Warren is, of course, famous for her attacks on too-big-to-fail banks. But in her address yesterday, entitled “Reigniting Competition in the American Economy,” she extended her critique to the entire economy, noting that, as a result of three decades of weakened federal antitrust regulation, virtually every industrial sector today—from airlines to telecom to agriculture to retail to social media—is under the control of a handful of oligopolistic corporations. This widespread consolidation is “hiding in plain sight all across the American economy,” she said, and “threatens our markets, threatens our economy, and threatens our democracy.”

Antitrust is one of those legal theories that can make citizens’ eyes glaze over. But–as Teddy Roosevelt understood, and economists and businesspeople have come to recognize–vigorous enforcement of antitrust rules is essential to the proper operation of markets. Without such regulation, we do not have the healthy competition that a capitalist system requires; instead, we have corporatism and corruption.

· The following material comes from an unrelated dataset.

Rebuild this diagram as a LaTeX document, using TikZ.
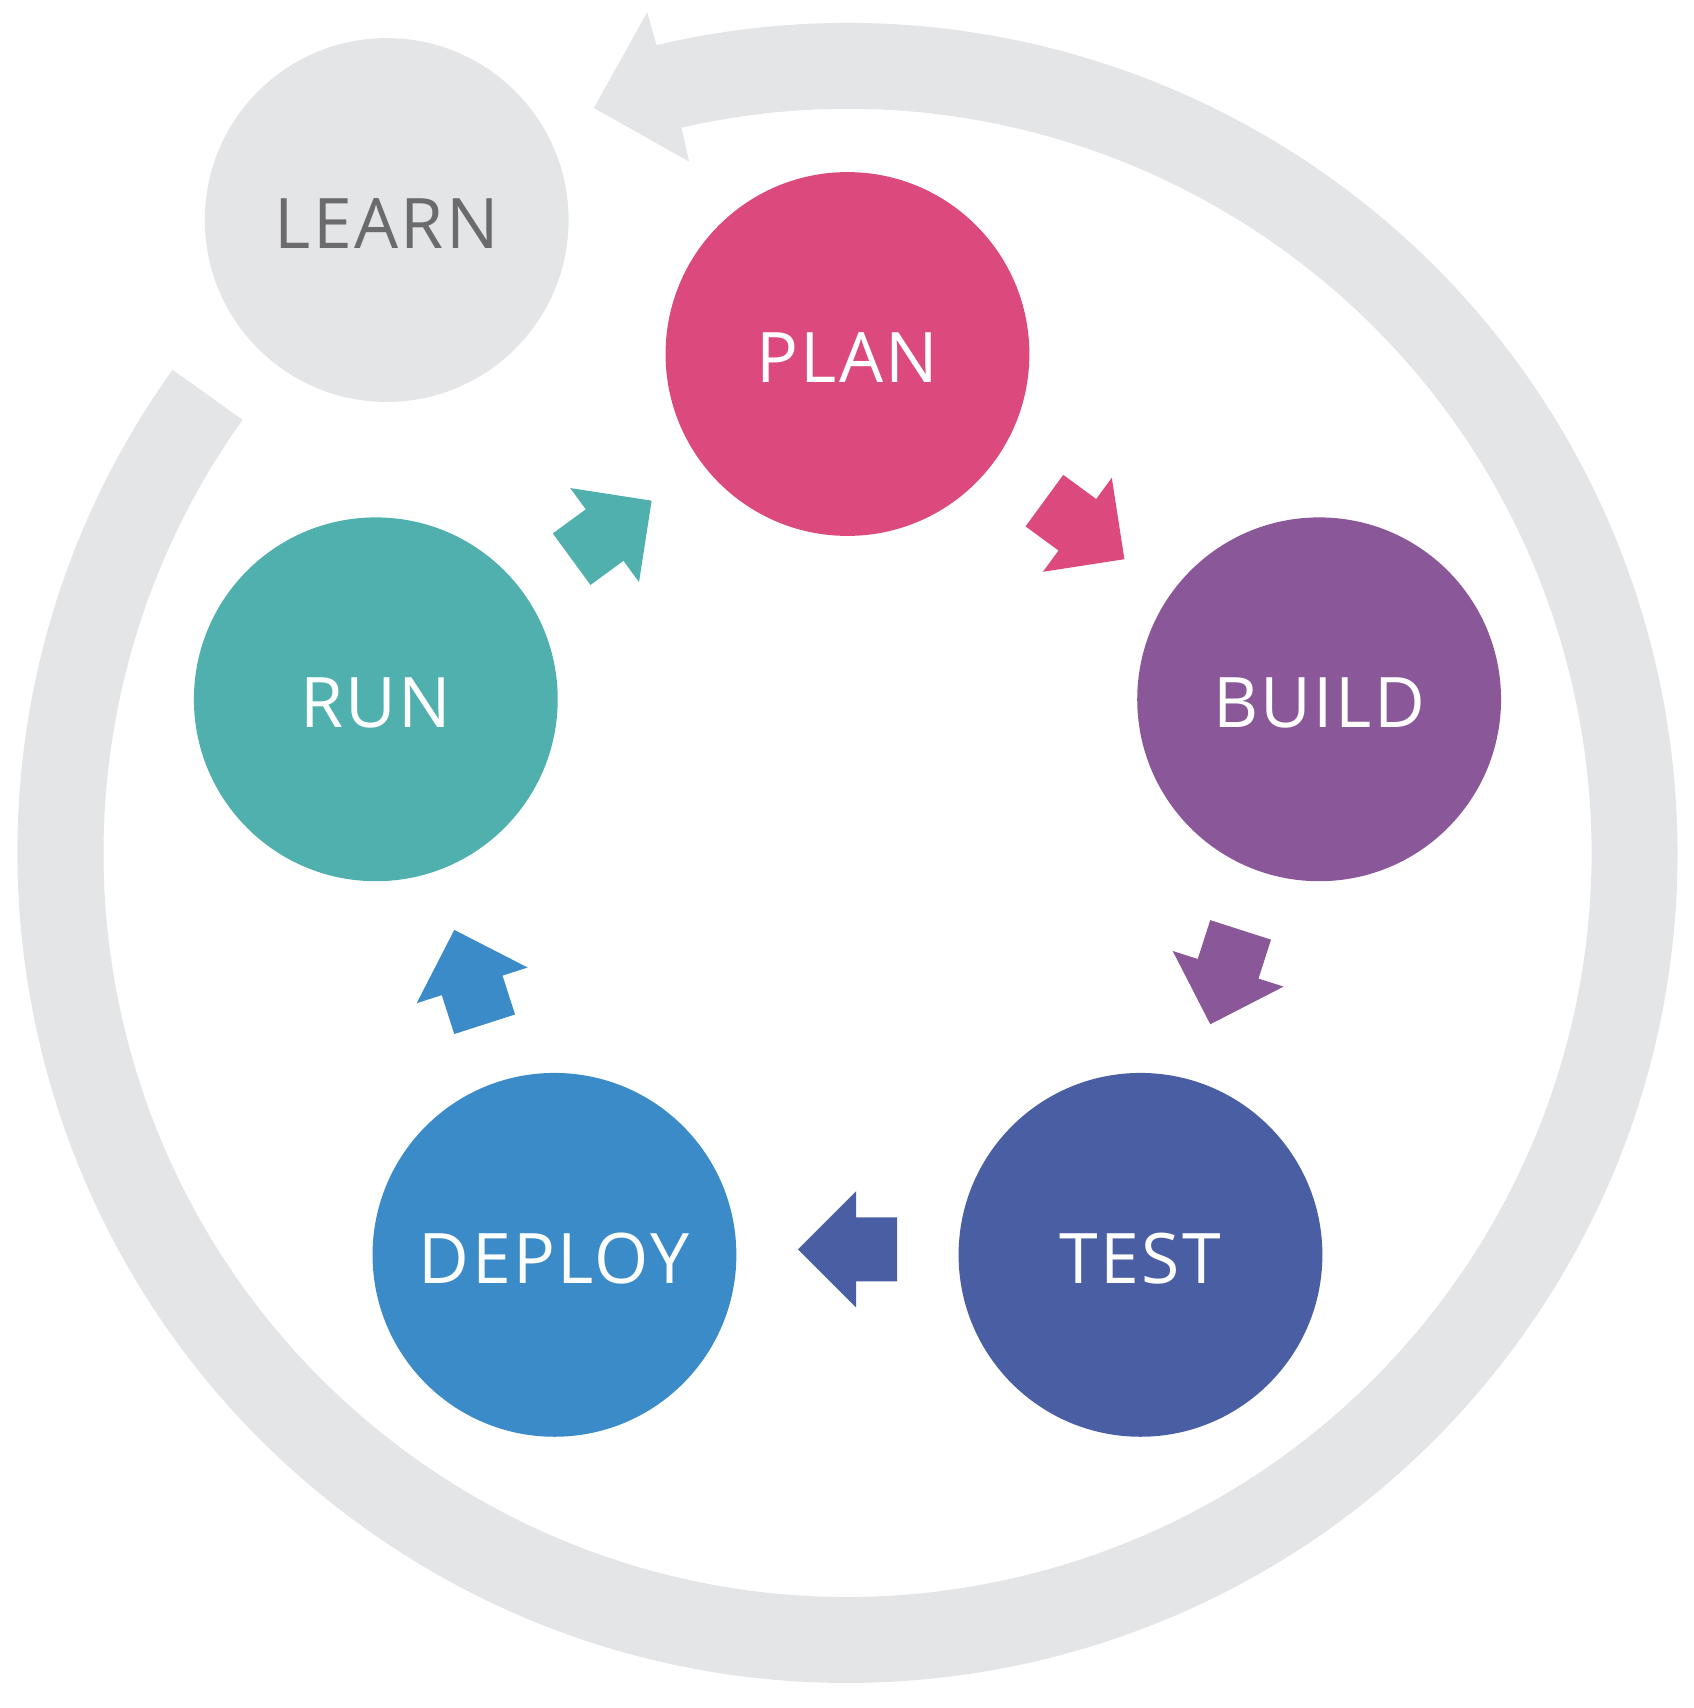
\documentclass[tikz,border=0pt]{standalone}
\usepackage{fontspec}
\setmainfont{Open Sans}
\usetikzlibrary{calc}
\definecolor{ringg}{HTML}{E4E5E7}
\definecolor{learntxt}{HTML}{6B6B6D}
\definecolor{planc}{HTML}{DC4A7D}
\definecolor{buildc}{HTML}{8A5899}
\definecolor{testc}{HTML}{4A5FA3}
\definecolor{deployc}{HTML}{3A8BC7}
\definecolor{runc}{HTML}{4FB0AE}
\begin{document}
\begin{tikzpicture}[x=1pt,y=1pt,
  stage/.style={circle, minimum size=334pt, inner sep=0pt, draw=none, text=white,
    text height=52pt, text depth=0pt,
    font=\fontsize{64}{64}\selectfont\addfontfeatures{LetterSpace=3.5}},
  blockarrow/.pic={\fill[pic actions] (-45.5,-29.3) -- (-8,-29.3) -- (-8,-53.5) -- (45.5,0)
     -- (-8,53.5) -- (-8,29.3) -- (-45.5,29.3) -- cycle;}]
\useasboundingbox (0,0) rectangle (1555,1568);
\coordinate (c) at (778,785);
% big return ring
\fill[ringg] ($(c)+(144.4:762)$) arc[start angle=144.4, end angle=463.3, radius=762]
  -- ($(c)+(103.4:793.3)$) -- ($(c)+(108.8:722.5)$) -- ($(c)+(102.9:651)$)
  -- ($(c)+(462.9:683)$) arc[start angle=462.9, end angle=144.4, radius=683] -- cycle;
% stages
\node[stage, fill=ringg, text=learntxt] (learn) at (355,1366) {LEARN};
\node[stage, fill=planc] (plan) at (778,1243) {PLAN};
\node[stage, fill=buildc] (build) at (1211,926) {BUILD};
\node[stage, fill=testc] (test) at (1047,416) {TEST};
\node[stage, fill=deployc] (deploy) at (509,416) {DEPLOY};
\node[stage, fill=runc] (run) at (345,926) {RUN};
% block arrows between stages
\path let \p1=($(build)-(plan)$), \n1={atan2(\y1,\x1)} in
  ($(plan)!0.5!(build)+(1,-3)$) pic[rotate=\n1, fill=planc] {blockarrow};
\path let \p1=($(test)-(build)$), \n1={atan2(\y1,\x1)} in
  ($(build)!0.5!(test)+(-4,0)$) pic[rotate=\n1, fill=buildc] {blockarrow};
\path let \p1=($(deploy)-(test)$), \n1={atan2(\y1,\x1)} in
  ($(test)!0.5!(deploy)+(0,5)$) pic[rotate=\n1, fill=testc] {blockarrow};
\path let \p1=($(run)-(deploy)$), \n1={atan2(\y1,\x1)} in
  ($(deploy)!0.5!(run)+(4,0)$) pic[rotate=\n1, fill=deployc] {blockarrow};
\path let \p1=($(plan)-(run)$), \n1={atan2(\y1,\x1)} in
  ($(run)!0.5!(plan)+(0,-3)$) pic[rotate=\n1, fill=runc] {blockarrow};
\end{tikzpicture}
\end{document}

As the Washington Monthly put it, in a post describing Warren’s speech,

As our readers know, economic consolidation is a subject the Washington Monthly has long been obsessed with—see here, here, here, herehere, here, here, here, here, and here. In our current cover story, Barry Lynn (impresario of yesterday’s event) and Phil Longman argue that antitrust was the true legacy of the original American Populists and a vital, under-appreciated reason for the mass prosperity of mid-20th Century America. But this legacy, and the new Gilded Age economy that has resulted from its abandonment, is not a narrative most Americans have been told (one reason why even the “populist” candidates running president have shied away from it).

The Washington Monthly included the entire text of Warren’s speech. You should click through and read it. It’s not only a model of clarity; it’s a model of common sense.

Elizabeth Warren is the politician who really “tells it like it is.”